June 12, 2017 weblog
Project Wing sets gaze on managing traffic in the skies
Project Wing, under Google parent Alphabet, has passed a crucial multi-drone test, crucial because with drones in the skies one needs to track and manage a wide range of drones simultaneously.
TechRadar reported that "Project Wing staff announced they've completed a major test organized with the help of the Federal Aviation Administration (FAA) and NASA."
That almost goes without saying is the goal of managing drones: How to keep drones in the sky using a sound air traffic control system. Jamie Condliffe in MIT Technology Review said, "a lack of drone traffic control is often cited as one of the biggest barriers facing the adoption of aerial delivery."
What is Project Wing? It's a project developing a delivery system that uses self-flying vehicles.
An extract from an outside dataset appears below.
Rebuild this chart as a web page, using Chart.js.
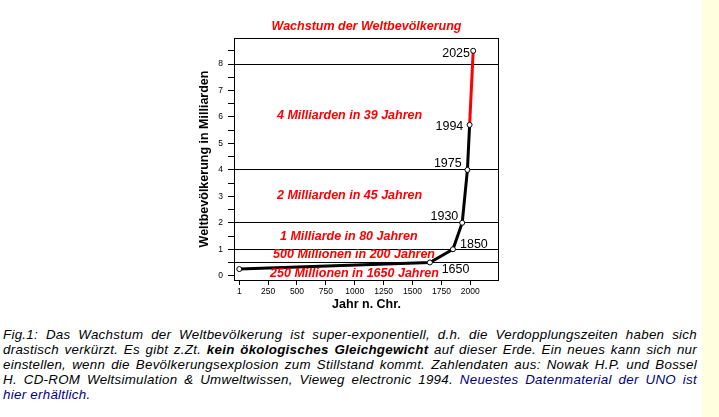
<!DOCTYPE html>
<html>
<head>
<meta charset="utf-8">
<script src="https://cdn.jsdelivr.net/npm/chart.js@4.4.1/dist/chart.umd.min.js"></script>
<style>
  html, body { margin: 0; padding: 0; background: #ffffff; width: 719px; height: 417px; overflow: hidden; }
  #strip { position: absolute; left: 702px; top: 0; width: 17px; height: 417px; background: #ffffe0; }
  #wrap { position: absolute; left: 0; top: 0; width: 700px; height: 318px; }
  #cap { position: absolute; left: 3px; top: 326.7px; width: 694px; font-family: "Liberation Sans", Arial, sans-serif;
         font-size: 13.33px; font-style: italic; color: #000; line-height: normal; letter-spacing: 0.28px; }
  #cap .j { text-align: justify; text-align-last: justify; }
  #cap .l { color: #000080; }
</style>
</head>
<body>
<div id="strip"></div>
<div id="wrap"><canvas id="c" width="700" height="318"></canvas></div>
<div id="cap">
  <div class="j">Fig.1: Das Wachstum der Weltbevölkerung ist super-exponentiell, d.h. die Verdopplungszeiten haben sich</div>
  <div class="j">drastisch verkürzt. Es gibt z.Zt. <b>kein ökologisches Gleichgewicht</b> auf dieser Erde. Ein neues kann sich nur</div>
  <div class="j">einstellen, wenn die Bevölkerungsexplosion zum Stillstand kommt. Zahlendaten aus: Nowak H.P. und Bossel</div>
  <div class="j">H. CD-ROM Weltsimulation &amp; Umweltwissen, Vieweg electronic 1994. <span class="l">Neuestes Datenmaterial der UNO ist</span></div>
  <div><span class="l">hier erhältlich</span>.</div>
</div>
<script>
// ---- data ----
const years = [1, 1650, 1850, 1930, 1975, 1994, 2025];
const population = [0.25, 0.5, 1, 2, 4, 5.7, 8.5];
const yearLabels = ['', '1650', '1850', '1930', '1975', '1994', '2025'];
const xTicks = [1, 250, 500, 750, 1000, 1250, 1500, 1750, 2000];
const yTicks = [0, 0.5, 1, 1.5, 2, 2.5, 3, 3.5, 4, 4.5, 5, 5.5, 6, 6.5, 7, 7.5, 8, 8.5];
const refLines = [0.5, 1, 2, 4, 8];
const bandTexts = ['250 Millionen in 1650 Jahren', '500 Millionen in 200 Jahren', '1 Milliarde in 80 Jahren',
                   '2 Milliarden in 45 Jahren', '4 Milliarden in 39 Jahren'];
const bandYears = [998, 994, 948, 955, 955];
const bandLevels = [-0.06, 0.66, 1.36, 2.90, 5.93];
const forecastFromIndex = 5;

// ---- layout / style (not data) ----
const FONT = '"Liberation Sans", Arial, Helvetica, sans-serif';
const labelOffsets = [
  null,
  {dx: 11.8, dy: 10.8, align: 'left'},
  {dx: 7, dy: -1.5, align: 'left'},
  {dx: -3.9, dy: -3.1, align: 'right'},
  {dx: -5.7, dy: -3.2, align: 'right'},
  {dx: -6.3, dy: 4.7, align: 'right'},
  {dx: -3.2, dy: 5.9, align: 'right'}
];

const annotPlugin = {
  id: 'annot',
  afterDatasetsDraw(chart) {
    const {ctx, chartArea, scales} = chart;
    const xs = scales.x, ys = scales.y;
    ctx.save();
    // band labels
    ctx.fillStyle = '#ff0000';
    ctx.font = 'italic bold 12.5px ' + FONT;
    ctx.textAlign = 'center';
    ctx.textBaseline = 'alphabetic';
    bandTexts.forEach((t, i) => {
      ctx.fillText(t, xs.getPixelForValue(bandYears[i]), ys.getPixelForValue(bandLevels[i]));
    });
    // year labels
    ctx.fillStyle = '#000';
    ctx.font = '12.5px ' + FONT;
    yearLabels.forEach((t, i) => {
      if (!t) return;
      const o = labelOffsets[i];
      ctx.textAlign = o.align;
      ctx.fillText(t, xs.getPixelForValue(years[i]) + o.dx, ys.getPixelForValue(population[i]) + o.dy);
    });
    // frame
    ctx.strokeStyle = '#000';
    ctx.lineWidth = 1;
    ctx.strokeRect(chartArea.left + 0.5, chartArea.top + 0.5,
                   chartArea.right - chartArea.left - 1, chartArea.bottom - chartArea.top);
    ctx.restore();
  }
};

new Chart(document.getElementById('c'), {
  type: 'scatter',
  data: {
    datasets: [{
      data: years.map((x, i) => ({x: x, y: population[i]})),
      showLine: true,
      borderColor: '#000',
      borderWidth: 3,
      segment: {
        borderColor: c => c.p0DataIndex >= forecastFromIndex ? '#ff0000' : '#000'
      },
      tension: 0,
      fill: false,
      pointRadius: 2.5,
      pointBorderWidth: 1,
      pointBorderColor: '#000',
      pointBackgroundColor: '#fff'
    }]
  },
  options: {
    responsive: false,
    devicePixelRatio: 1,
    animation: false,
    layout: { padding: { left: 174, right: 201, top: 0, bottom: 6 } },
    plugins: {
      legend: { display: false },
      tooltip: { enabled: false },
      title: {
        display: true,
        fullSize: false,
        text: 'Wachstum der Weltbevölkerung',
        color: '#ff0000',
        font: { family: FONT, size: 12.5, weight: 'bold', style: 'italic' },
        padding: { top: 19, bottom: 4 }
      }
    },
    scales: {
      x: {
        type: 'linear',
        min: -44.9,
        max: 2248.3,
        afterBuildTicks: s => { s.ticks = xTicks.map(v => ({value: v})); },
        afterFit: s => { s.height = 32; },
        ticks: {
          autoSkip: false, maxRotation: 0, padding: 1.5, color: '#000',
          font: { family: FONT, size: 8.5 },
          callback: v => String(v)
        },
        grid: { drawOnChartArea: false, tickLength: 5, tickColor: '#000', lineWidth: 1 },
        border: { display: false },
        title: {
          display: true, text: 'Jahr n. Chr.', color: '#000',
          font: { family: FONT, size: 12.5, weight: 'bold' },
          padding: { top: 0, bottom: 0 }
        }
      },
      y: {
        type: 'linear',
        min: -0.1625,
        max: 8.983,
        afterBuildTicks: s => { s.ticks = yTicks.map(v => ({value: v})); },
        afterFit: s => { s.width = 60; },
        ticks: {
          autoSkip: false, padding: 5, color: '#000',
          font: { family: FONT, size: 8.5 },
          callback: v => Number.isInteger(v) ? String(v) : ''
        },
        grid: {
          drawOnChartArea: true,
          color: c => (c.tick && refLines.includes(c.tick.value)) ? '#000' : 'rgba(0,0,0,0)',
          tickColor: '#000',
          tickLength: 6,
          lineWidth: 1
        },
        border: { display: false },
        title: {
          display: true, text: 'Weltbevölkerung in Milliarden', color: '#000',
          font: { family: FONT, size: 12.5, weight: 'bold' },
          padding: { top: 23.2, bottom: 0 }
        }
      }
    }
  },
  plugins: [annotPlugin]
});
</script>
</body>
</html>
Such a drone delivery environment could transform the transformation of goods in time.
Recode reported that testing took place at Virginia Tech, where the FAA has set up a test site for flying drones.
So what was involved in testing?
"Project Wing took part in a set of nationwide tests convened by NASA and the FAA to explore how to manage the growing number of unmanned aircraft systems (UAS) in the sky," said James Ryan Burgess, co-lead of Project Wing, in the Team at X blog.
Three of the drones were Project Wing's own aircraft, said Recode.
Jamie Condliffe in MIT Technology Review said that "The experiment used six drones in total. Three belonged to Project Wing, picking up and dropping off packages as though they were making real deliveries. Meanwhile two drones from Intel and a third from Virginia Tech carried out simulated search and rescue missions."
Recode said, "the drones automatically steered away from each other."
Condliffe: "Each aircraft was piloted by its respective owner, wirelessly sharing flight path information with Project Wing's "unmanned aircraft systems Air Traffic Management" software—UTM for short—as it went."
Burgess elaborated on Project Wing's UTM (UAS Air Traffic Management) platform. He listed these as the platform's core elements upon which the team is focusing their efforts: (1) Real-time route planning for UAS (unmanned aircraft systems) that are flying in the same area (2) Notifications to alert operators of unexpected changes in aircraft or route during flight (3) Airspace notifications that allow operators to avoid FAA no-fly zones and safety-sensitive areas. One example might be forest fires.
"Unmanned traffic management will be particularly critical for UAS operations in urban areas, where the airspace is expected to be more crowded," said an article in Virginia Tech News, and "developing procedures to conduct flights safely in those environments is one of the primary research areas at the Virginia Tech test site."
What's next? Burgess said the team intends to continue to refine the UTM [UAS Air Traffic Management] platform's ability to support more simultaneous flights and navigate environments of greater complexity. He also said they are building the platform to be interoperable with other UTM systems.
David Lumb commented in Engadget that "tests like these are promising displays for a future where we'll need a quick-thinking computer megabrain to track and automatically moderate a sky full of UAVs."
Condliffe said not to expect such systems to immediately usher in widespread delivery drones. "The FAA doesn't expect to finalize its collision-avoidance standards until at least 2019."
Burgess stated in the blog, "Within a few years, Wing and other companies are likely to have fleets with thousands of UAS in the air at any one time, so we'll need systems that can dynamically route UAS not only around each other, but around manned aircraft, buildings, terrain, weather patterns and special events."